VRSQRT_(3MVEC) Vector Math Library Functions VRSQRT_(3MVEC)


NAME


vrsqrt_, vrsqrtf_ - vector reciprocal square root functions

SYNOPSIS


cc [ flag... ] file... -lmvec [ library... ]

void vrsqrt_(int *n, double * restrict x, int *stridex,
double * restrict y, int *stridey);


void vrsqrtf_(int *n, float * restrict x, int *stridex,
float * restrict y, int *stridey);


DESCRIPTION


These functions evaluate the function rsqrt(x), defined by rsqrt(x) = 1 /
sqrt(x), for an entire vector of values at once. The first parameter
specifies the number of values to compute. Subsequent parameters specify
the argument and result vectors. Each vector is described by a pointer to
the first element and a stride, which is the increment between successive
elements.


Specifically, vrsqrt_(n, x, sx, y, sy) computes y[i * *sy] = rsqrt(x[i *
*sx]) for each i = 0, 1, ..., *n - 1. The vrsqrtf_() function performs
the same computation for single precision data.


These functions are not guaranteed to deliver results that are identical
to the results of evaluating 1.0 / sqrt(x) given the same arguments.
Non-exceptional results, however, are accurate to within a unit in the
last place.

USAGE


The element count *n must be greater than zero. The strides for the
argument and result arrays can be arbitrary integers, but the arrays
themselves must not be the same or overlap. A zero stride effectively
collapses an entire vector into a single element. A negative stride
causes a vector to be accessed in descending memory order, but note that
the corresponding pointer must still point to the first element of the
vector to be used; if the stride is negative, this will be the highest-
addressed element in memory. This convention differs from the Level 1
BLAS, in which array parameters always refer to the lowest-addressed
element in memory even when negative increments are used.


These functions assume that the default round-to-nearest rounding
direction mode is in effect. On x86, these functions also assume that the
default round-to-64-bit rounding precision mode is in effect.

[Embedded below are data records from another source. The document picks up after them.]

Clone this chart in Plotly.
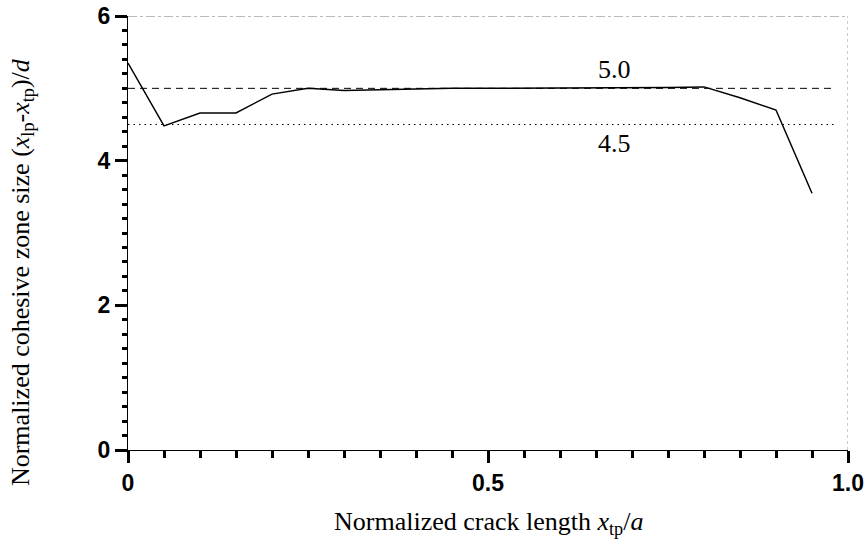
import plotly.graph_objects as go

# Normalized crack length vs normalized cohesive zone size
crack_length = [0.0, 0.05, 0.10, 0.15, 0.20, 0.25, 0.30, 0.35, 0.40, 0.45, 0.50,
                0.55, 0.60, 0.65, 0.70, 0.75, 0.80, 0.85, 0.90, 0.95]
zone_size = [5.35, 4.48, 4.66, 4.66, 4.92, 5.0, 4.97, 4.98, 5.0, 5.0, 5.0,
             5.0, 5.0, 5.0, 5.0, 5.01, 5.02, 4.87, 4.70, 3.55]

ref_upper = 5.0
ref_lower = 4.5
ref_x_end = 0.98

x_ticks = [0, 0.5, 1.0]
x_tick_text = ["0", "0.5", "1.0"]
y_ticks = [0, 2, 4, 6]
y_tick_text = ["0", "2", "4", "6"]

x_title = "Normalized crack length <i>x</i><sub>tp</sub>/<i>a</i>"
y_title = "Normalized cohesive zone size (<i>x</i><sub>lp</sub>-<i>x</i><sub>tp</sub>)/<i>d</i>"

serif = "Liberation Serif, Times New Roman, serif"
sans = "Liberation Sans, Arial, sans-serif"

fig = go.Figure()

fig.add_trace(go.Scatter(x=[0, ref_x_end], y=[ref_upper, ref_upper], mode="lines",
                         line=dict(color="black", width=1, dash="7px,5px"), hoverinfo="skip"))
fig.add_trace(go.Scatter(x=[0, ref_x_end], y=[ref_lower, ref_lower], mode="lines",
                         line=dict(color="black", width=1.2, dash="1.5px,4px"), hoverinfo="skip"))
fig.add_trace(go.Scatter(x=crack_length, y=zone_size, mode="lines",
                         line=dict(color="black", width=1.5)))

# frame lines at top and right
fig.add_shape(type="line", xref="x", yref="y", x0=0, x1=1.0, y0=6, y1=6,
              line=dict(color="#777777", width=1, dash="dashdot"))
fig.add_shape(type="line", xref="x", yref="y", x0=1.0, x1=1.0, y0=0, y1=6,
              line=dict(color="#999999", width=1, dash="dot"))

fig.add_annotation(x=0.676, y=ref_upper, text="5.0", showarrow=False, yshift=19,
                   font=dict(family=serif, size=26, color="black"))
fig.add_annotation(x=0.676, y=ref_lower, text="4.5", showarrow=False, yshift=-19,
                   font=dict(family=serif, size=26, color="black"))

# axis titles
fig.add_annotation(xref="paper", yref="paper", x=0.5, y=0, yshift=-73,
                   xanchor="center", yanchor="middle", text=x_title, showarrow=False,
                   font=dict(family=serif, size=26, color="black"))
fig.add_annotation(xref="paper", yref="paper", x=0, y=0.41, xshift=-106,
                   xanchor="center", yanchor="middle", textangle=-90, text=y_title,
                   showarrow=False, font=dict(family=serif, size=26, color="black"))

fig.update_layout(
    width=868, height=545,
    margin=dict(l=128, r=20, t=16, b=95),
    paper_bgcolor="white", plot_bgcolor="white",
    showlegend=False,
    font=dict(family=sans, size=23, color="black"),
)

fig.update_xaxes(
    range=[0, 1.0], tickvals=x_ticks, ticktext=x_tick_text,
    showgrid=False, zeroline=False, automargin=False,
    showline=True, linecolor="black", linewidth=1,
    ticks="outside", ticklen=12, tickwidth=2.5, tickcolor="black",
    minor=dict(dtick=0.05, ticks="outside", ticklen=7, tickwidth=2.5, tickcolor="black", showgrid=False),
    tickfont=dict(family=sans, size=23, color="black", weight="bold"),
)
fig.update_yaxes(
    range=[0, 6], tickvals=y_ticks, ticktext=y_tick_text,
    showgrid=False, zeroline=False, automargin=False,
    showline=True, linecolor="black", linewidth=1,
    ticks="outside", ticklen=12, tickwidth=2.5, tickcolor="black",
    minor=dict(dtick=0.2, ticks="outside", ticklen=5, tickwidth=2.5, tickcolor="black", showgrid=False),
    tickfont=dict(family=sans, size=23, color="black", weight="bold"),
)

fig.write_html("out.html")
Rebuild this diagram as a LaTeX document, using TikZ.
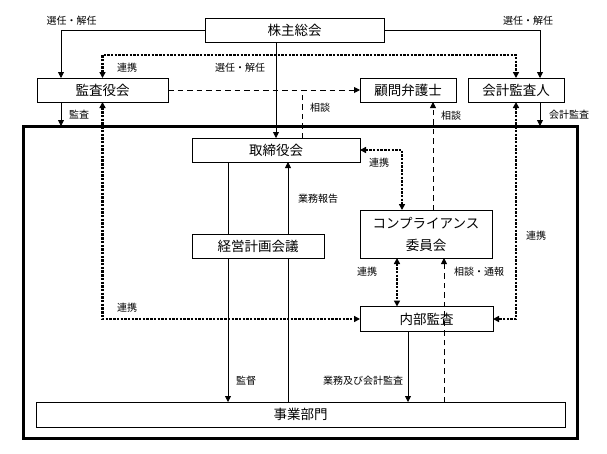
\documentclass[tikz,border=0pt]{standalone}
\usepackage{fontspec}
\newfontfamily\jpfont{Noto Sans CJK JP}
\usetikzlibrary{arrows.meta}
\newcommand{\boxline}{0.8pt}
\newcommand{\dotline}{2.4pt}
\newcommand{\tip}{Triangle[length=6pt,width=6pt]}

\tikzset{
  box/.style={draw, line width=\boxline, outer sep=0pt, inner sep=0pt,
    font=\jpfont\fontsize{13.5}{22}\selectfont, align=center},
  frame/.style={draw, line width=3pt, outer sep=0pt, inner sep=0pt},
  lbl/.style={font=\jpfont\fontsize{10}{12}\selectfont, inner sep=0pt},
  line/.style={line width=\boxline},
  arr/.style={line width=\boxline, -{\tip}},
  renkei/.style={line width=\dotline, dash pattern=on 2.4pt off 1.3pt, {\tip}-{\tip}},
  soudan/.style={line width=0.9pt, dash pattern=on 5.5pt off 4pt}
}

\begin{document}
\begin{tikzpicture}[x=1pt, y=-1pt]
\useasboundingbox (0,0) rectangle (607,453);
% boxes
\node[box, minimum width=179, minimum height=24] (kabu) at (294.5, 30) {株主総会};
\node[box, minimum width=131, minimum height=24] (kansa) at (102.5, 90) {監査役会};
\node[box, minimum width=96, minimum height=24] (bengo) at (408, 90) {顧問弁護士};
\node[box, minimum width=96, minimum height=24] (kaikei) at (516, 90) {会計監査人};
\node[frame, minimum width=554, minimum height=312] (kaisha) at (300, 282) {};
\node[box, minimum width=168, minimum height=24] (torishimari) at (276, 150) {取締役会};
\node[box, minimum width=132, minimum height=24] (keiei) at (258, 246) {経営計画会議};
\node[box, minimum width=132, minimum height=48] (comp) at (426, 234) {コンプライアンス\\委員会};
\node[box, minimum width=133, minimum height=25] (naibu) at (426.5, 319) {内部監査};
\node[box, minimum width=529, minimum height=25] (jigyo) at (300.5, 414.5) {事業部門};

% 株主総会から
\draw[arr] (kabu.west) -| (61,0 |- kansa.north);
\draw[arr] (kabu.east) -| (540,0 |- kaikei.north);
\draw[arr] (torishimari.north |- kabu.south) -- (torishimari.north);
\node[lbl] (l1) at (71.5, 21) {選任・解任};
\node[lbl] (l2) at (528, 21) {選任・解任};
\node[lbl] (l3) at (240, 68) {選任・解任};

% 連携 (dotted)
\draw[renkei] (kansa.north) -- (kansa.north |- 0,55) -| (kaikei.north);
\draw[renkei] (kansa.south) |- (naibu.west);
\draw[renkei] (kaikei.south) |- (naibu.east);
\draw[renkei] (torishimari.east) -| (402,0 |- comp.north);
\draw[renkei] (397,0 |- comp.south) -- (397,0 |- naibu.north);
\node[lbl] (l4) at (127, 68) {連携};
\node[lbl] (l5) at (127, 308) {連携};
\node[lbl] (l6) at (536, 236) {連携};
\node[lbl] (l7) at (379, 163) {連携};
\node[lbl] (l8) at (367, 272) {連携};

% 相談 (dashed)
\draw[soudan, -{\tip}] (kansa.east) -- (bengo.west);
\draw[soudan] (302,0 |- torishimari.north) -- (302,0 |- kansa.east);
\draw[soudan, -{\tip}] (433,0 |- comp.north) -- (433,0 |- bengo.south);
\draw[soudan, -{\tip}] (444,0 |- jigyo.north) -- (444,0 |- comp.south);
\node[lbl] (l9) at (320, 108) {相談};
\node[lbl] (l10) at (451, 116) {相談};
\node[lbl] (l11) at (479, 272) {相談・通報};

% 監査
\draw[arr] (61,0 |- kansa.south) -- (61,0 |- kaisha.north);
\draw[arr] (540,0 |- kaikei.south) -- (540,0 |- kaisha.north);
\node[lbl] (l12) at (79, 115) {監査};
\node[lbl] (l13) at (569, 115) {会計監査};

% 社内
\draw[line] (228,0 |- torishimari.south) -- (228,0 |- keiei.north);
\draw[arr] (228,0 |- keiei.south) -- (228,0 |- jigyo.north);
\draw[line] (288,0 |- jigyo.north) -- (288,0 |- keiei.south);
\draw[arr] (288,0 |- keiei.north) -- (288,0 |- torishimari.south);
\draw[arr] (408,0 |- naibu.south) -- (408,0 |- jigyo.north);
\node[lbl] (l14) at (318, 199) {業務報告};
\node[lbl] (l15) at (246, 381) {監督};
\node[lbl] (l16) at (363, 381) {業務及び会計監査};
\end{tikzpicture}
\end{document}
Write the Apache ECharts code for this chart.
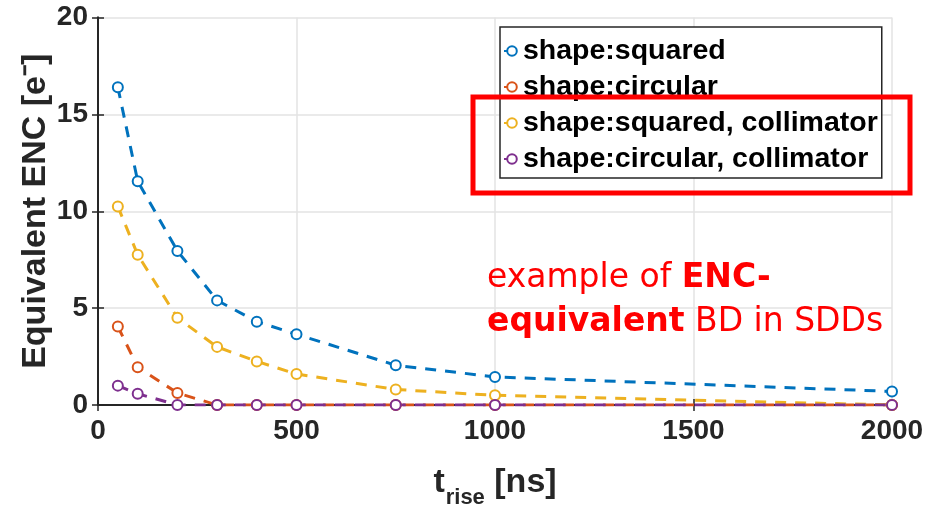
<!DOCTYPE html>
<html>
<head>
<meta charset="utf-8">
<script src="https://cdn.jsdelivr.net/npm/echarts@6/dist/echarts.min.js"></script>
<style>
    html, body { margin: 0; padding: 0; background: #fff; }
    #chart { width: 927px; height: 507px; }
</style>
</head>
<body>
<div id="chart"></div>
<script>
// rise time [ns]
const riseTimes = [50, 100, 200, 300, 400, 500, 750, 1000, 2000];

const squared = [16.4, 11.55, 7.95, 5.4, 4.3, 3.65, 2.05, 1.45, 0.7];
const circular = [4.05, 1.95, 0.62, 0, 0, 0, 0, 0, 0];
const squaredColl = [10.25, 7.75, 4.5, 3.0, 2.25, 1.6, 0.8, 0.5, 0];
const circularColl = [1.0, 0.58, 0, 0, 0, 0, 0, 0, 0];

const seriesNames = ['shape:squared', 'shape:circular', 'shape:squared, collimator', 'shape:circular, collimator'];
const seriesColors = ['#0072BD', '#D95319', '#EDB120', '#7E2F8E'];
const xTicks = [0, 500, 1000, 1500, 2000];
const yTicks = [0, 5, 10, 15, 20];

const chart = echarts.init(document.getElementById('chart'));

function pairs(ys) {
    return riseTimes.map((x, i) => [x, ys[i]]);
}

function makeSeries(name, ys, color) {
    return {
        name: name,
        type: 'line',
        data: pairs(ys),
        symbol: 'emptyCircle',
        symbolSize: 10,
        showAllSymbol: true,
        color: color,
        lineStyle: {
            color: color,
            width: 3,
            type: [11, 9]
        },
        itemStyle: {
            color: color,
            borderWidth: 2
        },
        emphasis: { disabled: true },
        animation: false
    };
}

const fontFam = '"Liberation Sans", Arial, sans-serif';
const axisCol = '#262626';

const option = {
    backgroundColor: '#fff',
    animation: false,
    grid: {
        left: 98,
        right: 35,
        top: 17.5,
        bottom: 102,
        outerBoundsMode: 'none'
    },
    legend: {
        orient: 'vertical',
        left: 500,
        top: 27,
        data: seriesNames,
        itemWidth: 16,
        itemHeight: 12,
        itemGap: 6,
        padding: [9, 4, 4, 3],
        borderColor: axisCol,
        borderWidth: 1.5,
        backgroundColor: '#fff',
        textStyle: {
            fontFamily: fontFam,
            fontWeight: 'bold',
            fontSize: 28.5,
            lineHeight: 30,
            color: '#000',
            padding: [0, 0, 0, -2]
        }
    },
    xAxis: [{
        type: 'value',
        min: xTicks[0],
        max: xTicks[xTicks.length - 1],
        interval: 500,
        name: '{t|t}{sub|rise}{b| [ns]}',
        nameLocation: 'middle',
        nameGap: 52,
        nameMoveOverlap: false,
        nameTextStyle: {
            rich: {
                t: { fontFamily: fontFam, fontWeight: 'bold', fontSize: 34, color: axisCol },
                sub: { fontFamily: fontFam, fontWeight: 'bold', fontSize: 22, color: axisCol, padding: [30, 0, 0, 1] },
                b: { fontFamily: fontFam, fontWeight: 'bold', fontSize: 34, color: axisCol }
            }
        },
        axisLine: { show: true, onZero: false, lineStyle: { color: axisCol, width: 2 } },
        axisTick: { show: true, inside: true, length: 6, lineStyle: { color: axisCol, width: 1.5 } },
        axisLabel: {
            margin: 12,
            fontFamily: fontFam,
            fontWeight: 'bold',
            fontSize: 28,
            color: axisCol,
            formatter: v => String(v)
        },
        splitLine: { show: true, lineStyle: { color: '#e3e3e3', width: 1.5 } }
    }, {
        type: 'value',
        position: 'top',
        min: xTicks[0],
        max: xTicks[xTicks.length - 1],
        interval: 500,
        axisLine: { show: true, lineStyle: { color: axisCol, width: 2 } },
        axisTick: { show: true, inside: true, length: 6, lineStyle: { color: axisCol, width: 1.5 } },
        axisLabel: { show: false },
        splitLine: { show: false }
    }],
    yAxis: [{
        type: 'value',
        min: yTicks[0],
        max: yTicks[yTicks.length - 1],
        interval: 5,
        name: 'Equivalent ENC [e⁻]',
        nameLocation: 'middle',
        nameGap: 45,
        nameMoveOverlap: false,
        nameTextStyle: {
            fontFamily: fontFam,
            fontWeight: 'bold',
            fontSize: 34,
            color: axisCol
        },
        axisLine: { show: true, onZero: false, lineStyle: { color: axisCol, width: 2 } },
        axisTick: { show: true, inside: true, length: 6, lineStyle: { color: axisCol, width: 1.5 } },
        axisLabel: {
            margin: 10,
            fontFamily: fontFam,
            fontWeight: 'bold',
            fontSize: 28,
            color: axisCol
        },
        splitLine: { show: true, lineStyle: { color: '#e3e3e3', width: 1.5 } }
    }, {
        type: 'value',
        position: 'right',
        min: yTicks[0],
        max: yTicks[yTicks.length - 1],
        interval: 5,
        axisLine: { show: true, lineStyle: { color: axisCol, width: 2 } },
        axisTick: { show: true, inside: true, length: 6, lineStyle: { color: axisCol, width: 1.5 } },
        axisLabel: { show: false },
        splitLine: { show: false }
    }],
    series: [
        makeSeries(seriesNames[0], squared, seriesColors[0]),
        makeSeries(seriesNames[1], circular, seriesColors[1]),
        makeSeries(seriesNames[2], squaredColl, seriesColors[2]),
        makeSeries(seriesNames[3], circularColl, seriesColors[3])
    ],
    graphic: [{
        // red highlight box round the collimator entries
        type: 'rect',
        z: 100,
        shape: { x: 473, y: 97, width: 437, height: 96 },
        style: { fill: 'none', stroke: '#ff0000', lineWidth: 5 }
    }, {
        type: 'text',
        z: 100,
        left: 487,
        top: 262,
        style: {
            text: '{n|example of }{b|ENC-}\n{b|equivalent}{n| BD in SDDs}',
            rich: {
                n: { fontFamily: '"Comic Sans MS", "DejaVu Sans", sans-serif', fontSize: 33, lineHeight: 44, fill: '#ff0000' },
                b: { fontFamily: '"Comic Sans MS", "DejaVu Sans", sans-serif', fontWeight: 'bold', fontSize: 33, lineHeight: 44, fill: '#ff0000' }
            }
        }
    }]
};

chart.setOption(option);
</script>
</body>
</html>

The result
of calling a vector function with a non-default rounding mode in effect
is undefined.


These functions handle special cases and exceptions in the spirit of IEEE
754. In particular,

o if x < 0, rsqrt(x) is NaN, and an invalid operation exception
is raised,

o rsqrt(NaN) is NaN,

o rsqrt(+Inf) is +0,

o rsqrt(+-0) is +-Inf, and a division-by-zero exception is
raised.


An application wanting to check for exceptions should call
feclearexcept(FE_ALL_EXCEPT) before calling these functions. On return,
if fetestexcept(FE_INVALID | FE_DIVBYZERO | FE_OVERFLOW | FE_UNDERFLOW)
is non-zero, an exception has been raised. The application can then
examine the result or argument vectors for exceptional values. Some
vector functions can raise the inexact exception even if all elements of
the argument array are such that the numerical results are exact.

ATTRIBUTES


See attributes(5) for descriptions of the following attributes:


+----------------------------+-----------------------------+
| ATTRIBUTE TYPE | ATTRIBUTE VALUE |
+----------------------------+-----------------------------+
|Interface Stability | Committed |
+----------------------------+-----------------------------+
|MT-Level | MT-Safe |
+----------------------------+-----------------------------+

SEE ALSO


sqrt(3M), feclearexcept(3M), fetestexcept(3M), attributes(5)


SunOS 5.11 December 14, 2007 VRSQRT_(3MVEC)